Leave out the pictures and restate the rest of the data exactly.

■ ■ ■ ■ ■ ■ ■

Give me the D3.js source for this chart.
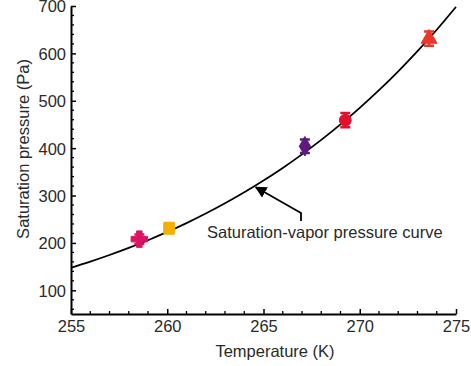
<!DOCTYPE html>
<html>
<head>
<meta charset="utf-8">
<script src="https://cdn.jsdelivr.net/npm/d3@7"></script>
<style>
  body { margin: 0; background: #fff; }
  text { font-family: "Liberation Sans", Arial, sans-serif; fill: #2a2a2a; }
</style>
</head>
<body>
<div id="chart"></div>
<script>
// saturation-vapor pressure curve (K, Pa)
var curveT = [255, 256, 257, 258, 259, 260, 261, 262, 263, 264, 265, 266, 267, 268, 269, 270, 271, 272, 273, 274, 275];
var curveP = [147.5, 160.5, 174.5, 189.5, 205.7, 223.2, 241.9, 262.0, 283.6, 306.8, 331.7, 358.3, 386.9, 417.4, 450.1, 485.0, 522.3, 562.1, 604.6, 649.9, 698.2];

// measured points
var pointT = [258.55, 260.1, 267.15, 269.25, 273.6];
var pointP = [208, 231, 404, 459, 631];
var pointErr = [10, 11, 14, 15, 15];

var xTicks = [255, 260, 265, 270, 275];
var yTicks = [100, 200, 300, 400, 500, 600, 700];

var labelText = "Saturation-vapor pressure curve";

function init(){
    var w = 471;
    var h = 366;

    var colors = ["#dc1262", "#f2b100", "#5e1a7e", "#e2102c", "#e8382b"];
    var shapes = [d3.symbolCross, d3.symbolSquare, d3.symbolDiamond, d3.symbolCircle, d3.symbolTriangle];
    var sizes = [150, 120, 110, 110, 110];

    var x = d3.scaleLinear().domain([255, 275]).range([71, 456]);
    var y = d3.scaleLinear().domain([50, 700]).range([314, 6]);

    var svg = d3.select("#chart")
                .append("svg")
                .attr("width", w)
                .attr("height", h);

    // minor ticks
    var xMinor = d3.range(256, 275, 1).filter(function(d){ return d % 5 !== 0; });
    var yMinor = d3.range(60, 700, 20).filter(function(d){ return d % 100 !== 0; });

    svg.selectAll(".xminor")
        .data(xMinor)
        .enter()
        .append("line")
        .attr("x1", function(d){ return x(d); })
        .attr("x2", function(d){ return x(d); })
        .attr("y1", y(50))
        .attr("y2", y(50) - 3)
        .attr("stroke", "#000")
        .attr("stroke-width", 1.3);

    svg.selectAll(".yminor")
        .data(yMinor)
        .enter()
        .append("line")
        .attr("x1", x(255))
        .attr("x2", x(255) + 3)
        .attr("y1", function(d){ return y(d); })
        .attr("y2", function(d){ return y(d); })
        .attr("stroke", "#000")
        .attr("stroke-width", 1.3);

    // axes
    var xAxis = d3.axisBottom(x).tickValues(xTicks).tickSizeInner(-5).tickSizeOuter(0).tickPadding(9);
    var yAxis = d3.axisLeft(y).tickValues(yTicks).tickSizeInner(-5).tickSizeOuter(0).tickPadding(9);

    var gx = svg.append("g").attr("transform", "translate(0," + y(50) + ")").call(xAxis);
    var gy = svg.append("g").attr("transform", "translate(" + x(255) + ",0)").call(yAxis);

    [gx, gy].forEach(function(g){
        g.select(".domain").attr("stroke", "#000").attr("stroke-width", 2);
        g.selectAll(".tick line").attr("stroke", "#000").attr("stroke-width", 1.5);
        g.selectAll(".tick text")
            .style("font-family", "Liberation Sans, Arial, sans-serif")
            .style("font-size", "16.5px")
            .attr("fill", "#2a2a2a");
    });
    gx.selectAll(".tick text").attr("dy", "0.55em");
    gy.selectAll(".tick text").attr("x", -5).attr("dy", "0.36em");

    // axis titles
    svg.append("text")
        .attr("x", 275)
        .attr("y", 357)
        .attr("text-anchor", "middle")
        .style("font-size", "16.5px")
        .text("Temperature (K)");

    svg.append("text")
        .attr("transform", "translate(29,149) rotate(-90)")
        .attr("text-anchor", "middle")
        .style("font-size", "16.5px")
        .text("Saturation pressure (Pa)");

    // curve
    var line = d3.line()
        .x(function(d){ return x(d[0]); })
        .y(function(d){ return y(d[1]); })
        .curve(d3.curveMonotoneX);

    svg.append("path")
        .datum(d3.zip(curveT, curveP))
        .attr("d", line)
        .attr("fill", "none")
        .attr("stroke", "#000")
        .attr("stroke-width", 1.8);

    // error bars
    var pts = d3.range(pointT.length);
    svg.selectAll(".err")
        .data(pts)
        .enter()
        .append("path")
        .attr("d", function(i){
            var cx = x(pointT[i]);
            var t = y(pointP[i] + pointErr[i]);
            var b = y(pointP[i] - pointErr[i]);
            return "M" + (cx - 5) + "," + t + "H" + (cx + 5) +
                   "M" + cx + "," + t + "V" + b +
                   "M" + (cx - 5) + "," + b + "H" + (cx + 5);
        })
        .attr("stroke", function(i){ return colors[i]; })
        .attr("stroke-width", 2.5)
        .attr("fill", "none");

    // markers
    svg.selectAll(".mark")
        .data(pts)
        .enter()
        .append("path")
        .attr("transform", function(i){ return "translate(" + x(pointT[i]) + "," + y(pointP[i]) + ")"; })
        .attr("d", function(i){ return d3.symbol().type(shapes[i]).size(sizes[i])(); })
        .attr("fill", function(i){ return colors[i]; })
        .attr("stroke", function(i){ return colors[i]; })
        .attr("stroke-width", 1)
        .attr("stroke-linejoin", "round");

    // annotation arrow
    var tip = [x(264.6), y(326) + 4];
    svg.append("defs").append("marker")
        .attr("id", "head")
        .attr("viewBox", "0 0 10 10")
        .attr("refX", 9)
        .attr("refY", 5)
        .attr("markerWidth", 6.5)
        .attr("markerHeight", 6.5)
        .attr("orient", "auto")
        .append("path")
        .attr("d", "M0,0L10,5L0,10z")
        .attr("fill", "#000");

    svg.append("path")
        .attr("d", "M301,221V213L" + tip[0] + "," + tip[1])
        .attr("fill", "none")
        .attr("stroke", "#000")
        .attr("stroke-width", 1.8)
        .attr("marker-end", "url(#head)");

    svg.append("text")
        .attr("x", 207)
        .attr("y", 238)
        .style("font-size", "16.5px")
        .text(labelText);
}
window.onload = init;
</script>
</body>
</html>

■ ■ ■ ■ ■ ■ ■

### Written reply
Give me the D3.js source for this chart.
<!DOCTYPE html>
<html>
<head>
<meta charset="utf-8">
<script src="https://cdn.jsdelivr.net/npm/d3@7"></script>
<style>
  body { margin: 0; background: #fff; }
  text { font-family: "Liberation Sans", Arial, sans-serif; fill: #2a2a2a; }
</style>
</head>
<body>
<div id="chart"></div>
<script>
// saturation-vapor pressure curve (K, Pa)
var curveT = [255, 256, 257, 258, 259, 260, 261, 262, 263, 264, 265, 266, 267, 268, 269, 270, 271, 272, 273, 274, 275];
var curveP = [147.5, 160.5, 174.5, 189.5, 205.7, 223.2, 241.9, 262.0, 283.6, 306.8, 331.7, 358.3, 386.9, 417.4, 450.1, 485.0, 522.3, 562.1, 604.6, 649.9, 698.2];

// measured points
var pointT = [258.55, 260.1, 267.15, 269.25, 273.6];
var pointP = [208, 231, 404, 459, 631];
var pointErr = [10, 11, 14, 15, 15];

var xTicks = [255, 260, 265, 270, 275];
var yTicks = [100, 200, 300, 400, 500, 600, 700];

var labelText = "Saturation-vapor pressure curve";

function init(){
    var w = 471;
    var h = 366;

    var colors = ["#dc1262", "#f2b100", "#5e1a7e", "#e2102c", "#e8382b"];
    var shapes = [d3.symbolCross, d3.symbolSquare, d3.symbolDiamond, d3.symbolCircle, d3.symbolTriangle];
    var sizes = [150, 120, 110, 110, 110];

    var x = d3.scaleLinear().domain([255, 275]).range([71, 456]);
    var y = d3.scaleLinear().domain([50, 700]).range([314, 6]);

    var svg = d3.select("#chart")
                .append("svg")
                .attr("width", w)
                .attr("height", h);

    // minor ticks
    var xMinor = d3.range(256, 275, 1).filter(function(d){ return d % 5 !== 0; });
    var yMinor = d3.range(60, 700, 20).filter(function(d){ return d % 100 !== 0; });

    svg.selectAll(".xminor")
        .data(xMinor)
        .enter()
        .append("line")
        .attr("x1", function(d){ return x(d); })
        .attr("x2", function(d){ return x(d); })
        .attr("y1", y(50))
        .attr("y2", y(50) - 3)
        .attr("stroke", "#000")
        .attr("stroke-width", 1.3);

    svg.selectAll(".yminor")
        .data(yMinor)
        .enter()
        .append("line")
        .attr("x1", x(255))
        .attr("x2", x(255) + 3)
        .attr("y1", function(d){ return y(d); })
        .attr("y2", function(d){ return y(d); })
        .attr("stroke", "#000")
        .attr("stroke-width", 1.3);

    // axes
    var xAxis = d3.axisBottom(x).tickValues(xTicks).tickSizeInner(-5).tickSizeOuter(0).tickPadding(9);
    var yAxis = d3.axisLeft(y).tickValues(yTicks).tickSizeInner(-5).tickSizeOuter(0).tickPadding(9);

    var gx = svg.append("g").attr("transform", "translate(0," + y(50) + ")").call(xAxis);
    var gy = svg.append("g").attr("transform", "translate(" + x(255) + ",0)").call(yAxis);

    [gx, gy].forEach(function(g){
        g.select(".domain").attr("stroke", "#000").attr("stroke-width", 2);
        g.selectAll(".tick line").attr("stroke", "#000").attr("stroke-width", 1.5);
        g.selectAll(".tick text")
            .style("font-family", "Liberation Sans, Arial, sans-serif")
            .style("font-size", "16.5px")
            .attr("fill", "#2a2a2a");
    });
    gx.selectAll(".tick text").attr("dy", "0.55em");
    gy.selectAll(".tick text").attr("x", -5).attr("dy", "0.36em");

    // axis titles
    svg.append("text")
        .attr("x", 275)
        .attr("y", 357)
        .attr("text-anchor", "middle")
        .style("font-size", "16.5px")
        .text("Temperature (K)");

    svg.append("text")
        .attr("transform", "translate(29,149) rotate(-90)")
        .attr("text-anchor", "middle")
        .style("font-size", "16.5px")
        .text("Saturation pressure (Pa)");

    // curve
    var line = d3.line()
        .x(function(d){ return x(d[0]); })
        .y(function(d){ return y(d[1]); })
        .curve(d3.curveMonotoneX);

    svg.append("path")
        .datum(d3.zip(curveT, curveP))
        .attr("d", line)
        .attr("fill", "none")
        .attr("stroke", "#000")
        .attr("stroke-width", 1.8);

    // error bars
    var pts = d3.range(pointT.length);
    svg.selectAll(".err")
        .data(pts)
        .enter()
        .append("path")
        .attr("d", function(i){
            var cx = x(pointT[i]);
            var t = y(pointP[i] + pointErr[i]);
            var b = y(pointP[i] - pointErr[i]);
            return "M" + (cx - 5) + "," + t + "H" + (cx + 5) +
                   "M" + cx + "," + t + "V" + b +
                   "M" + (cx - 5) + "," + b + "H" + (cx + 5);
        })
        .attr("stroke", function(i){ return colors[i]; })
        .attr("stroke-width", 2.5)
        .attr("fill", "none");

    // markers
    svg.selectAll(".mark")
        .data(pts)
        .enter()
        .append("path")
        .attr("transform", function(i){ return "translate(" + x(pointT[i]) + "," + y(pointP[i]) + ")"; })
        .attr("d", function(i){ return d3.symbol().type(shapes[i]).size(sizes[i])(); })
        .attr("fill", function(i){ return colors[i]; })
        .attr("stroke", function(i){ return colors[i]; })
        .attr("stroke-width", 1)
        .attr("stroke-linejoin", "round");

    // annotation arrow
    var tip = [x(264.6), y(326) + 4];
    svg.append("defs").append("marker")
        .attr("id", "head")
        .attr("viewBox", "0 0 10 10")
        .attr("refX", 9)
        .attr("refY", 5)
        .attr("markerWidth", 6.5)
        .attr("markerHeight", 6.5)
        .attr("orient", "auto")
        .append("path")
        .attr("d", "M0,0L10,5L0,10z")
        .attr("fill", "#000");

    svg.append("path")
        .attr("d", "M301,221V213L" + tip[0] + "," + tip[1])
        .attr("fill", "none")
        .attr("stroke", "#000")
        .attr("stroke-width", 1.8)
        .attr("marker-end", "url(#head)");

    svg.append("text")
        .attr("x", 207)
        .attr("y", 238)
        .style("font-size", "16.5px")
        .text(labelText);
}
window.onload = init;
</script>
</body>
</html>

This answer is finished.